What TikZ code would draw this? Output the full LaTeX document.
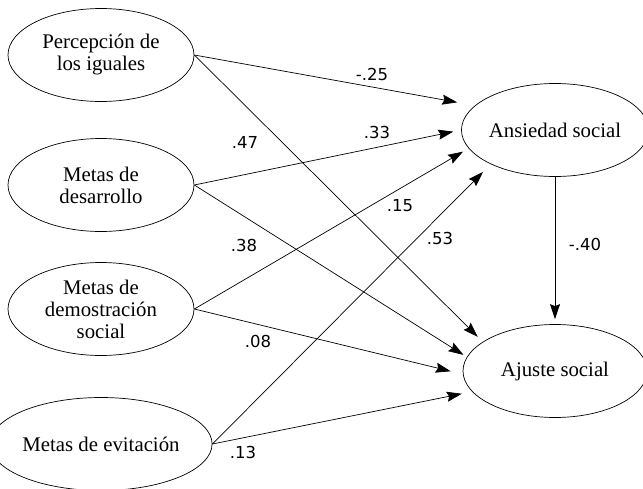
\documentclass[tikz,border=0pt]{standalone}
\usepackage{fontspec}
\setmainfont{Liberation Serif}
\newfontfamily\coeffont{DejaVu Sans}
\usetikzlibrary{arrows.meta,shapes.geometric}

\begin{document}
\begin{tikzpicture}
[x=1pt,y=-1pt,
var/.style={shape=ellipse,draw,line width=0.7pt,
  minimum width=186pt,minimum height=93pt,inner sep=0pt,
  align=center,font=\fontsize{20.8}{22}\selectfont},
dep/.style={var,minimum width=184pt},
path/.style={line width=0.7pt,-{Stealth[length=15pt,width=10pt,inset=2pt]}},
coef/.style={font=\coeffont\fontsize{16.5}{18}\selectfont,inner sep=0pt}]
\useasboundingbox (0,0) rectangle (643,488);

% predictors
\node (perc) [var] at (101,55) {Percepción de\\los iguales};
\node (desa) [var] at (101,185) {Metas de\\desarrollo};
\node (demo) [var] at (101,309) {Metas de\\demostración\\social};
\node (evit) [var] at (101,444) {Metas de evitación};

% outcomes
\node (ansi) [dep] at (555,130) {Ansiedad social};
\node (ajus) [dep] at (555,371) {Ajuste social};

\draw [path,shorten >=18pt] (perc.east) -- (ansi.163);
\draw [path,shorten >=8pt] (desa.east) -- (ansi.west);
\draw [path,shorten >=6.5pt] (demo.east) -- (ansi.192);
\draw [path,shorten >=11pt] (evit.east) -- (ansi.208);

\draw [path,shorten >=7pt] (perc.east) -- (ajus.158);
\draw [path,shorten >=4pt] (desa.east) -- (ajus.171.6);
\draw [path,shorten >=12.5pt] (demo.east) -- (ajus.182);
\draw [path,shorten >=10.5pt] (evit.east) -- (ajus.194.6);

\draw [path,shorten >=5pt] (ansi) -- (ajus);

% coefficients
\node (c1) [coef] at (372,74) {-.25};
\node (c2) [coef] at (377,132) {.33};
\node (c3) [coef] at (245,142) {.47};
\node (c4) [coef] at (400,206) {.15};
\node (c5) [coef] at (440,238) {.53};
\node (c6) [coef] at (244,245) {.38};
\node (c7) [coef] at (258,341) {.08};
\node (c8) [coef] at (243,452) {.13};
\node (c9) [coef] at (585,244) {-.40};
\end{tikzpicture}
\end{document}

TASK DIRECTIONS -
Skip every picture and transcribe the data above exactly.

FINISHED TASK -
What TikZ code would draw this? Output the full LaTeX document.
\documentclass[tikz,border=0pt]{standalone}
\usepackage{fontspec}
\setmainfont{Liberation Serif}
\newfontfamily\coeffont{DejaVu Sans}
\usetikzlibrary{arrows.meta,shapes.geometric}

\begin{document}
\begin{tikzpicture}
[x=1pt,y=-1pt,
var/.style={shape=ellipse,draw,line width=0.7pt,
  minimum width=186pt,minimum height=93pt,inner sep=0pt,
  align=center,font=\fontsize{20.8}{22}\selectfont},
dep/.style={var,minimum width=184pt},
path/.style={line width=0.7pt,-{Stealth[length=15pt,width=10pt,inset=2pt]}},
coef/.style={font=\coeffont\fontsize{16.5}{18}\selectfont,inner sep=0pt}]
\useasboundingbox (0,0) rectangle (643,488);

% predictors
\node (perc) [var] at (101,55) {Percepción de\\los iguales};
\node (desa) [var] at (101,185) {Metas de\\desarrollo};
\node (demo) [var] at (101,309) {Metas de\\demostración\\social};
\node (evit) [var] at (101,444) {Metas de evitación};

% outcomes
\node (ansi) [dep] at (555,130) {Ansiedad social};
\node (ajus) [dep] at (555,371) {Ajuste social};

\draw [path,shorten >=18pt] (perc.east) -- (ansi.163);
\draw [path,shorten >=8pt] (desa.east) -- (ansi.west);
\draw [path,shorten >=6.5pt] (demo.east) -- (ansi.192);
\draw [path,shorten >=11pt] (evit.east) -- (ansi.208);

\draw [path,shorten >=7pt] (perc.east) -- (ajus.158);
\draw [path,shorten >=4pt] (desa.east) -- (ajus.171.6);
\draw [path,shorten >=12.5pt] (demo.east) -- (ajus.182);
\draw [path,shorten >=10.5pt] (evit.east) -- (ajus.194.6);

\draw [path,shorten >=5pt] (ansi) -- (ajus);

% coefficients
\node (c1) [coef] at (372,74) {-.25};
\node (c2) [coef] at (377,132) {.33};
\node (c3) [coef] at (245,142) {.47};
\node (c4) [coef] at (400,206) {.15};
\node (c5) [coef] at (440,238) {.53};
\node (c6) [coef] at (244,245) {.38};
\node (c7) [coef] at (258,341) {.08};
\node (c8) [coef] at (243,452) {.13};
\node (c9) [coef] at (585,244) {-.40};
\end{tikzpicture}
\end{document}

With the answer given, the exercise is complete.